In April 2007, this plan was also abandoned by ISC after failing to get their bill out of committee in the Washington State Legislature or to gain the full support of the Kitsap County Commissioners.

===New York City===
On November 30, 2004, the company made no secret of its interest in building a superspeedway in the New York market and was in talks with Staten Island officials about the logistics of constructing a track there.
 In 2004, ISC purchased 600 acre on Staten Island in New York City for the construction of a 4/5 mi short track that would hold 80,000 fans and have the New York City skyline as its backdrop. The proposal was met with fierce resistance from many of the island's residents. At a public meeting in April 2006, police had to end the meeting early for fears of rioting and safety concerns. One report had a local councilman being put in a headlock after one particularly provoking speech (though one ISC official called it merely a "hug for the TV cameras"). In December 2006, ISC dropped their pursuit of the project.

===Colorado===
On February 13, 2007, the company announced that they were looking into building a track in Colorado. The 75,000-seat track would be built on one of two locations in Adams County, just east of Denver. The company would also be looking to use the same type of combination of public and private funds for the race track as in Kansas and Washington.

==Antitrust lawsuits==

===Ferko lawsuit===

Francis Ferko, a stockholder in Speedway Motorsports, Inc., sued NASCAR and ISC in 2002 for violating federal antitrust laws and breach of contract for not awarding a second Winston Cup Series date to Texas Motor Speedway, claiming that the second race was "promised" to the SMI track by NASCAR. After an attempt by NASCAR to get the case dismissed, another shareholder, Rusty Vaughn, joined the case as co-plaintiff in 2003. Although NASCAR CEO Brian France initially said he was going to fight the case in the courts, in April 2004 it was announced that the case had been settled out of court with Texas getting the Cup date previously belonging to North Carolina Speedway and, as part of the deal, agreeing to purchase North Carolina—which now had no dates at all—from ISC for $100 million. Other races on the schedule were also moved around as a result (see NASCAR Realignment).

===Kentucky Speedway lawsuit===
In 2005, Kentucky Speedway filed a similar lawsuit against ISC and NASCAR, claiming that NASCAR violated antitrust laws by not awarding them a Sprint Cup Series race, noting the close relationship between NASCAR, ISC, and the France Family. NASCAR sought to have the case thrown out by arguing that the speedway wasn't trying to end the alleged anticompetitive practices, they were merely trying to benefit from them as well. This motion was denied, however. A motion to move the case from Kentucky to Florida - home of NASCAR and ISC - was also rejected. ISC, for its part, said it shouldn't be involved in the case at all as it conducts no business in the state. Lawyers for Kentucky Speedway contended that the company does business online and is just as responsible for the lack of competition in granting the races as NASCAR is.

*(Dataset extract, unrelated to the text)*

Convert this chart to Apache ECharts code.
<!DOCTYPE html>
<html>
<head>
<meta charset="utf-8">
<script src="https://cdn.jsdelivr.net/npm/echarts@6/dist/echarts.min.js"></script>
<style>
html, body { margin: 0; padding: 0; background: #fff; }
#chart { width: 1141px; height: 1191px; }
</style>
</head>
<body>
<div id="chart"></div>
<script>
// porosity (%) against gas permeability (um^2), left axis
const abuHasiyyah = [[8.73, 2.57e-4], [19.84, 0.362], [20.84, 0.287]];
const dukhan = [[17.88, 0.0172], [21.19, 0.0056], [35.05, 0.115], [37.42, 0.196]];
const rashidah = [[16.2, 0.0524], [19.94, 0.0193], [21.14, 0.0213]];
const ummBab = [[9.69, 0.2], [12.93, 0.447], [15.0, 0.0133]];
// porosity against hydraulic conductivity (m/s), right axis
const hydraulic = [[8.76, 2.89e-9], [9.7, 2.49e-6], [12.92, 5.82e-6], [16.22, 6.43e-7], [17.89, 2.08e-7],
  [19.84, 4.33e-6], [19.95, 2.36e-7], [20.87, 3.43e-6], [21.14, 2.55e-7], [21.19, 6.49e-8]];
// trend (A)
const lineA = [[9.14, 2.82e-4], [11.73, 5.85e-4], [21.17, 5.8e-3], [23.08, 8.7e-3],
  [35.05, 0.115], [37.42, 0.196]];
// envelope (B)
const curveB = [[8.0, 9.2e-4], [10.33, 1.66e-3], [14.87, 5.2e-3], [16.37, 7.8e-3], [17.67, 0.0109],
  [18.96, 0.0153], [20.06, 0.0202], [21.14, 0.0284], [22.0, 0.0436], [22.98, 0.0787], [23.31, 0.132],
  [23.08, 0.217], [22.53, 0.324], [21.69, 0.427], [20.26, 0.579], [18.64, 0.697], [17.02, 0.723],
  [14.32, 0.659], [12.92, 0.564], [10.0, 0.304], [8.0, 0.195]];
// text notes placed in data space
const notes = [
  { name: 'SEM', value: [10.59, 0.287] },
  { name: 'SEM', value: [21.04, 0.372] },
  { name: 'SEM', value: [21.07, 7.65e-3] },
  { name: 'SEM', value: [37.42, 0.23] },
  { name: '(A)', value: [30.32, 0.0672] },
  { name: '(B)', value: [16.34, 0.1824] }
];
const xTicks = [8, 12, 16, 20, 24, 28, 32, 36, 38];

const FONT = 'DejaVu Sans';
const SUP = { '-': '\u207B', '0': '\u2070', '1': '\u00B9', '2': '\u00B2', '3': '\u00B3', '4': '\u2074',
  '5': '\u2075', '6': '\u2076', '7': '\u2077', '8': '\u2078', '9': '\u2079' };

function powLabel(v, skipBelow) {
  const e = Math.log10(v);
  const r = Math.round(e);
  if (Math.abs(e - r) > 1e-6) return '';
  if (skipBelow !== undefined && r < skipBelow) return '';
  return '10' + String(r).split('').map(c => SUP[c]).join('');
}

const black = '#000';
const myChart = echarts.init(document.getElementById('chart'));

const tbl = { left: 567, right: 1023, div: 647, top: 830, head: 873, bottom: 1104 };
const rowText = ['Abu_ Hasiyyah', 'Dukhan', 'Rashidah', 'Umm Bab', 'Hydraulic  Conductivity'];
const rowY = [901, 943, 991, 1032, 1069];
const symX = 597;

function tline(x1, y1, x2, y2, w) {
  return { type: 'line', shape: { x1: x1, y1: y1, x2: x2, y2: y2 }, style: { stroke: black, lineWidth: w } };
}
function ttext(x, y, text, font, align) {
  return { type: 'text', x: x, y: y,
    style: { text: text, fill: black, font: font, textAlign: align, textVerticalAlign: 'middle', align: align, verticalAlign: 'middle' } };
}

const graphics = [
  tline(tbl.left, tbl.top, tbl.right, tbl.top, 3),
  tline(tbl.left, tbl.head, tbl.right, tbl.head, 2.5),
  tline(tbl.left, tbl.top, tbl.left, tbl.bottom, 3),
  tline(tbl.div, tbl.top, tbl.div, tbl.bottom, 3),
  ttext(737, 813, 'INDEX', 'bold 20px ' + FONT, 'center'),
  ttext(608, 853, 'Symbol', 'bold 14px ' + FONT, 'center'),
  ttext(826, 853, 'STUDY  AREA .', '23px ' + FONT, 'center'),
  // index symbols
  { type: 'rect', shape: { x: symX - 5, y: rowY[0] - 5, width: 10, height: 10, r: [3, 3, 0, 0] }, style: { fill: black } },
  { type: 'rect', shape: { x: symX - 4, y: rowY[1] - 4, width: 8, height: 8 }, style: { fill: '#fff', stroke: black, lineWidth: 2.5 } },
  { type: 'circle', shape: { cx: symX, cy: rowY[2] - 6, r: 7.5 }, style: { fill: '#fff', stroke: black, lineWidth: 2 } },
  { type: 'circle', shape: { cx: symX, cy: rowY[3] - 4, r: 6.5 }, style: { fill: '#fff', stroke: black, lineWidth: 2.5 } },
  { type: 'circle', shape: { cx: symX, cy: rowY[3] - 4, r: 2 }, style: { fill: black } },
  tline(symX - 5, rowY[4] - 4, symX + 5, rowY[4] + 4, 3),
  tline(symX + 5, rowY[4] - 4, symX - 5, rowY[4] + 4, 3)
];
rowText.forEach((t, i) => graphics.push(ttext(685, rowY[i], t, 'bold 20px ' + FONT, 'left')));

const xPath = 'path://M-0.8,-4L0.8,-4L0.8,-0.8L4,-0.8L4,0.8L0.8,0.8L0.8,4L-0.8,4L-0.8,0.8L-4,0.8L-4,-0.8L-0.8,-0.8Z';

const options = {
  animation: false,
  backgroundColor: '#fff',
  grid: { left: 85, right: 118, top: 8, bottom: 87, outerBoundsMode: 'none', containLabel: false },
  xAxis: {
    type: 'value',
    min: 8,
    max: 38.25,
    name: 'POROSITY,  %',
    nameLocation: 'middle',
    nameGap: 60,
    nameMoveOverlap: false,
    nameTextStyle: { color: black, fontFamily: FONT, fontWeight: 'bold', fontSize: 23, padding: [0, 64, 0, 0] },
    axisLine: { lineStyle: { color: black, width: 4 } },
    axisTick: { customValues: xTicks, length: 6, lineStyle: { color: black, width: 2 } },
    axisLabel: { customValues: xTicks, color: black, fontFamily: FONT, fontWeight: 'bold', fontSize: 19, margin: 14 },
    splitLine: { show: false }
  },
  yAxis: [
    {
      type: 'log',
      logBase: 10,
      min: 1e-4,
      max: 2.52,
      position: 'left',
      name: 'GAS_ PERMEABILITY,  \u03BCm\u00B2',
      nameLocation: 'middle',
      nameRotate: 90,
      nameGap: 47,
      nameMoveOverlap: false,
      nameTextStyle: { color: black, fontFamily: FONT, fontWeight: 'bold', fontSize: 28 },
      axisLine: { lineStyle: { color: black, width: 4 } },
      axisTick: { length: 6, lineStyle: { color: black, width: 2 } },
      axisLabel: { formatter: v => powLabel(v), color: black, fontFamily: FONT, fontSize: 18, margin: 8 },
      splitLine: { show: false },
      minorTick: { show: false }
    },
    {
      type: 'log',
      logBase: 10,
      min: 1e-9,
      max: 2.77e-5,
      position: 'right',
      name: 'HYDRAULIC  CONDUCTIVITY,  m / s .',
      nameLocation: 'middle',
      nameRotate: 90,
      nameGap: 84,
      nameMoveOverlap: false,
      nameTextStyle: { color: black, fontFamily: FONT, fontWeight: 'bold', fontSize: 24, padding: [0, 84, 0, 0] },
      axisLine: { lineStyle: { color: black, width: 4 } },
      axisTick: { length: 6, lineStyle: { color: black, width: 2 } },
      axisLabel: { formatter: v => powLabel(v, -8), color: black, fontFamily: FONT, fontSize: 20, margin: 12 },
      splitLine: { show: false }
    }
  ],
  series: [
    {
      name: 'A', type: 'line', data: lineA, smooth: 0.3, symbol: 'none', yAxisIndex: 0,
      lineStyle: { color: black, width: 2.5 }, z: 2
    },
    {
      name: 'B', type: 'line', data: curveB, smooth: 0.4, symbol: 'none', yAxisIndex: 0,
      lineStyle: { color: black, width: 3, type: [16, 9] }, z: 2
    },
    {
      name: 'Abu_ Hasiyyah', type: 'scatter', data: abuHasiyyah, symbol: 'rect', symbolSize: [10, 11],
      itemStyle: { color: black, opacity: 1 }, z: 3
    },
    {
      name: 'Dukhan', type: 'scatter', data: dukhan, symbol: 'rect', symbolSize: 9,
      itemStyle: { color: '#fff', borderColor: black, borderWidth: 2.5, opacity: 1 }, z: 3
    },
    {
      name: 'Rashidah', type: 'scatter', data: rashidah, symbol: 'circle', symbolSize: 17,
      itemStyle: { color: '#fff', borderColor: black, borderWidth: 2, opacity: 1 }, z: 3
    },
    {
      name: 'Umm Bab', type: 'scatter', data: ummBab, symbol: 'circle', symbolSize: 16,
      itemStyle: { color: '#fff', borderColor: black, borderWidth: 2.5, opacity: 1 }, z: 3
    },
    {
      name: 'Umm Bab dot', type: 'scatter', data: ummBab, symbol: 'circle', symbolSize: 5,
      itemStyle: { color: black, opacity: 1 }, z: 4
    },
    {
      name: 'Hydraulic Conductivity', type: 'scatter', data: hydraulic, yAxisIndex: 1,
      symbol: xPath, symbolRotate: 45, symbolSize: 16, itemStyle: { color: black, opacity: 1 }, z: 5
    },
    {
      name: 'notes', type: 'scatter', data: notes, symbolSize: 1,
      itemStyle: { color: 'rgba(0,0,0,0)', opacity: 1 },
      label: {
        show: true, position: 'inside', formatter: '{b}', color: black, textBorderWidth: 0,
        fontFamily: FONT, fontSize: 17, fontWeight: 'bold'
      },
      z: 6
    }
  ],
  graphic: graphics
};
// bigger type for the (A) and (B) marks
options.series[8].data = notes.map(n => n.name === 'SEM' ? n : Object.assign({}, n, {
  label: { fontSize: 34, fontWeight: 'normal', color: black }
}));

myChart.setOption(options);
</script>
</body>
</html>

Initially, Kentucky had wanted the jury to force NASCAR to grant the speedway a Sprint Cup Series event but in 2007 they changed their demand to instead force the France family to sell either NASCAR or ISC. The track is also demanding that NASCAR develop objective standards for the awarding of their race events and damages of $200 million. In January 2008, the court dismissed the lawsuit, saying that the plaintiffs had failed to make their case. Kentucky Speedway says they will appeal the court's decision.

In 2011, Kentucky Speedway, now owned by SMI, received a date, the Quaker State 400, on the Cup Series schedule, which lasted until 2020.